BEGIN Material shown

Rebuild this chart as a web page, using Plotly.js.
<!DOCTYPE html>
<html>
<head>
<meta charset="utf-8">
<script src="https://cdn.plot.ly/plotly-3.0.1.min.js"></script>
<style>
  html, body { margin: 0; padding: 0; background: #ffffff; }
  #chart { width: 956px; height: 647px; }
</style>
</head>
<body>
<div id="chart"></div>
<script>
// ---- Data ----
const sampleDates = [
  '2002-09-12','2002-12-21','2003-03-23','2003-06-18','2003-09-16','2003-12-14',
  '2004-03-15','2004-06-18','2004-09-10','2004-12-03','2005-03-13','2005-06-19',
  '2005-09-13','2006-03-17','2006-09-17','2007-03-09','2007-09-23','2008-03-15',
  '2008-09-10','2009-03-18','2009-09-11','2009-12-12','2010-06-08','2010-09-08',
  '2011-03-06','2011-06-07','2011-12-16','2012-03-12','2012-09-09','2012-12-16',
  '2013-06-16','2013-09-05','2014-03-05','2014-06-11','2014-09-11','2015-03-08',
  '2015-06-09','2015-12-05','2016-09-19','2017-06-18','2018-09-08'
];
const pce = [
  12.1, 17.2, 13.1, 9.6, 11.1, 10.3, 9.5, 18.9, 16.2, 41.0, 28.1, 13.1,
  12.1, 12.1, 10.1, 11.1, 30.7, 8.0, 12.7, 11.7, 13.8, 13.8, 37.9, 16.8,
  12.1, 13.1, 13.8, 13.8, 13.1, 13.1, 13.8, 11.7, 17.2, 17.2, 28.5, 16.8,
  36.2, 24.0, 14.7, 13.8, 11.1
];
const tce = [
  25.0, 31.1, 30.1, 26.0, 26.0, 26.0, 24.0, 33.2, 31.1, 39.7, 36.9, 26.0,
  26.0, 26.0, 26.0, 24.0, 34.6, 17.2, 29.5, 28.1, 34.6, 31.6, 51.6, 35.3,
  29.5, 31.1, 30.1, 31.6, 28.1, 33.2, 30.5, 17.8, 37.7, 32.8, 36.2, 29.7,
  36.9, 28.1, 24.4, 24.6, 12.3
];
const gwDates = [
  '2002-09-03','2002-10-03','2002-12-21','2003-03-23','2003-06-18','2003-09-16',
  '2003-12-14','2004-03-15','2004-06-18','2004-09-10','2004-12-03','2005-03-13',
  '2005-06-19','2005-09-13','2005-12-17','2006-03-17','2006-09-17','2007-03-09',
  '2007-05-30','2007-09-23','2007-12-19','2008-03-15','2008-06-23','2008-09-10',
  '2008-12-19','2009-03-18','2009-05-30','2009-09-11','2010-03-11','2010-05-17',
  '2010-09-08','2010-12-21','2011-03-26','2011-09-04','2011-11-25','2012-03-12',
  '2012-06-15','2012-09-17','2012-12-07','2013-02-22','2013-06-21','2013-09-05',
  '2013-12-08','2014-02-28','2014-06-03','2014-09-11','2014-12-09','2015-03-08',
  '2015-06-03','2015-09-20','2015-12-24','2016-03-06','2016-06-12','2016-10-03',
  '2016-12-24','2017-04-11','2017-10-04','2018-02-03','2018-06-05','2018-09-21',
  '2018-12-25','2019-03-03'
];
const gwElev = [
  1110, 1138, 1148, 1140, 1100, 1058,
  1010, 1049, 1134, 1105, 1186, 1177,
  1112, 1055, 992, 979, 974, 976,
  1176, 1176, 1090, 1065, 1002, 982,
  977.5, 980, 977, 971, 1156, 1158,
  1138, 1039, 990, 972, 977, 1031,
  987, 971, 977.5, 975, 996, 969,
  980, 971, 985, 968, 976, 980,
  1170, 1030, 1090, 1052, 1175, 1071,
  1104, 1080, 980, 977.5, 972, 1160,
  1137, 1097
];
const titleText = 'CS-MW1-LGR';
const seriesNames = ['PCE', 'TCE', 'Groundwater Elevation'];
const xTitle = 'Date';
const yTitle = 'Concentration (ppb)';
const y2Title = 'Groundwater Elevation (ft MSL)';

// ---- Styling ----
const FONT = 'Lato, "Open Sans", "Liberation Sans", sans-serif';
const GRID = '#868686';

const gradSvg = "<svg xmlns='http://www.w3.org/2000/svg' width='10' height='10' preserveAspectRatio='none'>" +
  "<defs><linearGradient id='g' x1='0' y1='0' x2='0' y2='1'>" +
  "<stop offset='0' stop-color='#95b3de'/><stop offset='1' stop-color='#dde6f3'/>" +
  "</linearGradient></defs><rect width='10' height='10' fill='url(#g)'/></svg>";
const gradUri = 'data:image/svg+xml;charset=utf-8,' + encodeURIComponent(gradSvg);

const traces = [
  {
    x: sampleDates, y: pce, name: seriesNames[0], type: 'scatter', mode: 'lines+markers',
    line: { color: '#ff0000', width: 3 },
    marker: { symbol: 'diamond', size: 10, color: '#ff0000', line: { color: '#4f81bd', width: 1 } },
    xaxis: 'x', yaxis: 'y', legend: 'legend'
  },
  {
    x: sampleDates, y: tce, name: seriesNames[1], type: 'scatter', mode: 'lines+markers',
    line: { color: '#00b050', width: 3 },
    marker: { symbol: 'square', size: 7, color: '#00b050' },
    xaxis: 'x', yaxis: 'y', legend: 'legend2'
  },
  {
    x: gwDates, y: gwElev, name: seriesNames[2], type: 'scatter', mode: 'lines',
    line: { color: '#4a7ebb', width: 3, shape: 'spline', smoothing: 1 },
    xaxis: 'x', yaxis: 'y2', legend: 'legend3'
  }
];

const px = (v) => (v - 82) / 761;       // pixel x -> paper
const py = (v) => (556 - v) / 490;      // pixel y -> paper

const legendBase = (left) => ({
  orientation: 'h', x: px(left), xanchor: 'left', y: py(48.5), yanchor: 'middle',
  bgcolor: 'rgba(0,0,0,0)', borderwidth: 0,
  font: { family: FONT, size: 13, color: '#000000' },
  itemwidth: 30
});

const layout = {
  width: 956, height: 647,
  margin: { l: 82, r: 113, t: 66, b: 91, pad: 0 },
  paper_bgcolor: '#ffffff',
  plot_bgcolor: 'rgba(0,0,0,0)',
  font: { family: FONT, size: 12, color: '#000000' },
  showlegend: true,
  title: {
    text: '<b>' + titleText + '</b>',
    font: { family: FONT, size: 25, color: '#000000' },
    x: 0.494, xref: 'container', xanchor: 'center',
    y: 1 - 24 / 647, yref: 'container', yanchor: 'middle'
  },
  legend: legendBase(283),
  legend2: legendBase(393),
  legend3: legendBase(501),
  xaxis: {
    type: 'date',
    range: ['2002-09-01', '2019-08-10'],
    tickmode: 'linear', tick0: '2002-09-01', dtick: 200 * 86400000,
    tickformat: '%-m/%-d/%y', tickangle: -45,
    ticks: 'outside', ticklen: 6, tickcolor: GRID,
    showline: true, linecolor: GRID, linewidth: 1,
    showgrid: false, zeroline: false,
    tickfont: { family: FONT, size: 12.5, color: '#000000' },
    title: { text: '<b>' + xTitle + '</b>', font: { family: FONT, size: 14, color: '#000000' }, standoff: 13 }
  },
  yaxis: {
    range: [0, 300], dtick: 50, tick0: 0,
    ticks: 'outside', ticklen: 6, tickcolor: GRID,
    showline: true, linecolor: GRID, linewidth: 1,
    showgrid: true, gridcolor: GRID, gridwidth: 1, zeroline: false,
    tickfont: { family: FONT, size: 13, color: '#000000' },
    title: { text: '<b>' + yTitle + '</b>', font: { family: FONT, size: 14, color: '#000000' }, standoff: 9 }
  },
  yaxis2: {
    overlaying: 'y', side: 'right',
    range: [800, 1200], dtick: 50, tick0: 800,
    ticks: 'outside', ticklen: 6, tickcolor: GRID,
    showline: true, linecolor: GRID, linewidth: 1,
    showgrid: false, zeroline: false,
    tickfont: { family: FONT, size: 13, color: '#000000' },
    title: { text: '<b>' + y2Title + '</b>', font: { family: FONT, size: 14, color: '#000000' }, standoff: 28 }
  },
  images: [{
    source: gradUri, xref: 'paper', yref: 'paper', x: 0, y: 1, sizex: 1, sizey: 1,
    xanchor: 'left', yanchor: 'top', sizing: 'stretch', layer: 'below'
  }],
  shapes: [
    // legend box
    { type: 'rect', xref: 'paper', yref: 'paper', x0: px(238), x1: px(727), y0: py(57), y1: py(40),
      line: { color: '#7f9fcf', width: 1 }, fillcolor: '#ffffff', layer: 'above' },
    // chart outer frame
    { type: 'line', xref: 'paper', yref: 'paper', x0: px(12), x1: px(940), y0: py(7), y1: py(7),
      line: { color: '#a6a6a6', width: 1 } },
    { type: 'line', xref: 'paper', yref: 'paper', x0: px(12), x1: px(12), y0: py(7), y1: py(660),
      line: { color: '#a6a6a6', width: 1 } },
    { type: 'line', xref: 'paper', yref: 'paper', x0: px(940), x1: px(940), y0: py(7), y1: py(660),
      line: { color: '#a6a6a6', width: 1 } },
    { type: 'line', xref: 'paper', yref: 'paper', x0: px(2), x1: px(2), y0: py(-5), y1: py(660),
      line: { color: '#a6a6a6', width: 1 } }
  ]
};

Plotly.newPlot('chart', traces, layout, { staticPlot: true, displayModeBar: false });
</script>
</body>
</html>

END Material shown
BEGIN Material shown

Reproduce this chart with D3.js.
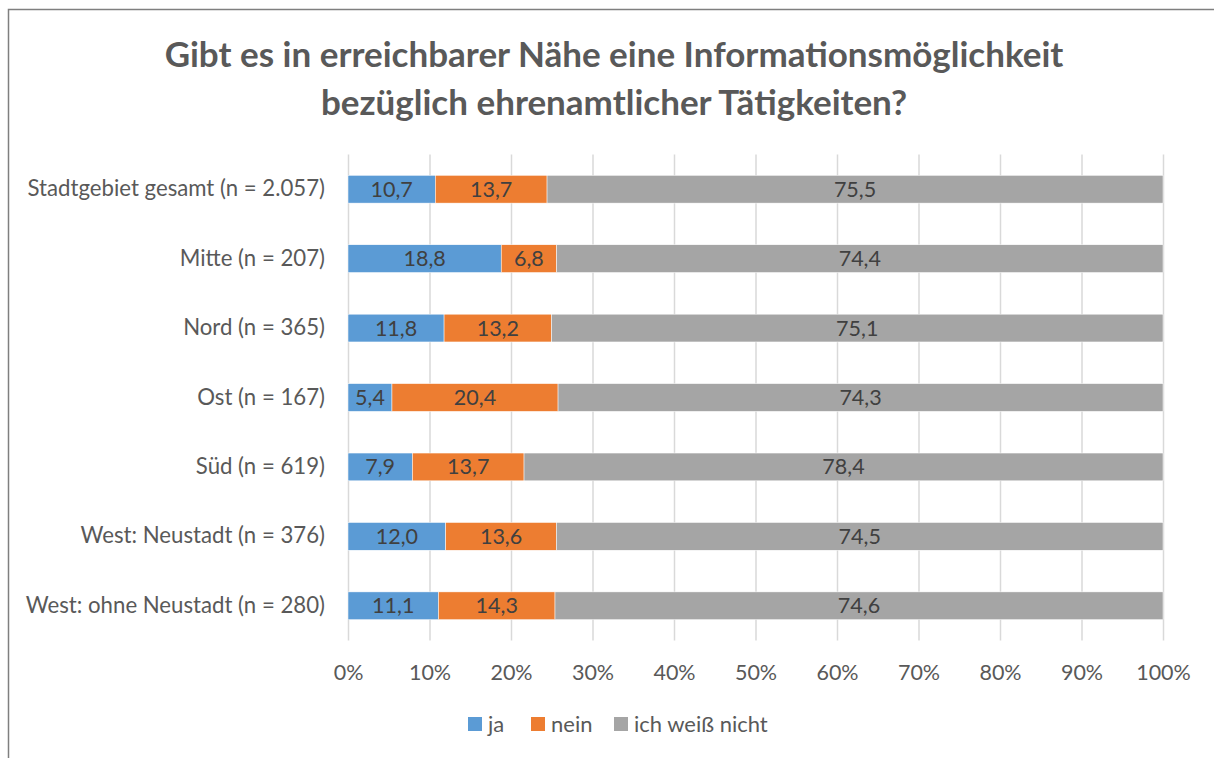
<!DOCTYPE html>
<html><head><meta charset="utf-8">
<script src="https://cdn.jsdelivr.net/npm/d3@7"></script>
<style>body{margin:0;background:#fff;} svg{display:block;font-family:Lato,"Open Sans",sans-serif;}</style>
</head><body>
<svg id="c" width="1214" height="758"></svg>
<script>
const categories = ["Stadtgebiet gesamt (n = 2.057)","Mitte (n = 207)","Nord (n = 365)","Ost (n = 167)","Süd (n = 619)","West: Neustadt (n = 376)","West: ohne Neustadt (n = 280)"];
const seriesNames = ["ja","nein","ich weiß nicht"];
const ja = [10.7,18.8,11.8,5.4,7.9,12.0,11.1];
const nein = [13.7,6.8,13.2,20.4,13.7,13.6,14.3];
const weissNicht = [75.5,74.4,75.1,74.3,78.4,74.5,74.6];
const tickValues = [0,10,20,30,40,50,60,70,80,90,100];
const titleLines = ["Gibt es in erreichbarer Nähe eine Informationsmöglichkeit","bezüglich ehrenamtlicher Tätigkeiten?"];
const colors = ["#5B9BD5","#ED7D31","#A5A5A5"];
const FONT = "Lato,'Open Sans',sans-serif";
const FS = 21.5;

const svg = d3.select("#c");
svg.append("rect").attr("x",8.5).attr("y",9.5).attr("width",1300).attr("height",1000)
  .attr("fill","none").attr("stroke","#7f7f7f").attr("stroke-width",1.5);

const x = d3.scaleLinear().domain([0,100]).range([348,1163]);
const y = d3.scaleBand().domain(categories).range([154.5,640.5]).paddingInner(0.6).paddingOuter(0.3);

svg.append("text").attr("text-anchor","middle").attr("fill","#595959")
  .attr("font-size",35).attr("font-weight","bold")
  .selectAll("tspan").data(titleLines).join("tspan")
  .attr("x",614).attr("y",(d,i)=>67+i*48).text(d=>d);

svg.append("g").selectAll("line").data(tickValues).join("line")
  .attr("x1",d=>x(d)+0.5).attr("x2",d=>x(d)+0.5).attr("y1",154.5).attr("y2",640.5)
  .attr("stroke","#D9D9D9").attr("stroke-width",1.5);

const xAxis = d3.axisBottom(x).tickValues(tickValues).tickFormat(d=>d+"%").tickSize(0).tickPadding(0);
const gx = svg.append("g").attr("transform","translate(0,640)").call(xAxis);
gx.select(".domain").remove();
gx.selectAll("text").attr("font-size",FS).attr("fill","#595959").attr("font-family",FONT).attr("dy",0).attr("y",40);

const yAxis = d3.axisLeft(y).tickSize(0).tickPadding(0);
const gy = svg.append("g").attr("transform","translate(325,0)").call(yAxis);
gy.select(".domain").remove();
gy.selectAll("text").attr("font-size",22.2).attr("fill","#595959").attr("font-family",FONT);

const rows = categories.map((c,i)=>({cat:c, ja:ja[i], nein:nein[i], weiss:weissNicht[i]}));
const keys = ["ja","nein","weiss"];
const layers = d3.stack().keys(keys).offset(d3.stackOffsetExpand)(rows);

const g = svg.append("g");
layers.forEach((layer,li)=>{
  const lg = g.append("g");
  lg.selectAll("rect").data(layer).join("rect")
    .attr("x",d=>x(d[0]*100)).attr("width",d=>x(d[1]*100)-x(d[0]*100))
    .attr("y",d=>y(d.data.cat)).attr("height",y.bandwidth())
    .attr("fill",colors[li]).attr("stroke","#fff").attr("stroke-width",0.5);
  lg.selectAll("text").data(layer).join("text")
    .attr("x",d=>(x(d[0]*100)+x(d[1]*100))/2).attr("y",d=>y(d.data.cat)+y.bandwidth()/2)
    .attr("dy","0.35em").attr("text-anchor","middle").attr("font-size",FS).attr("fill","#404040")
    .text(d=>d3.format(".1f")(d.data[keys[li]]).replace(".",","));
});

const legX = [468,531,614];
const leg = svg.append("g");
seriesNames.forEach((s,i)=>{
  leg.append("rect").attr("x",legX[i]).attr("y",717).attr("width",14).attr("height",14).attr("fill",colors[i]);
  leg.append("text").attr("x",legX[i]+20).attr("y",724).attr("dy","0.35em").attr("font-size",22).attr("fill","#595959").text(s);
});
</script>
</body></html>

END Material shown

# [Exercise requirements]
Search the listing for the word "this" and return each line that holds it.

# [Final result]
Rebuild this chart as a web page, using Plotly.js.
Reproduce this chart with D3.js.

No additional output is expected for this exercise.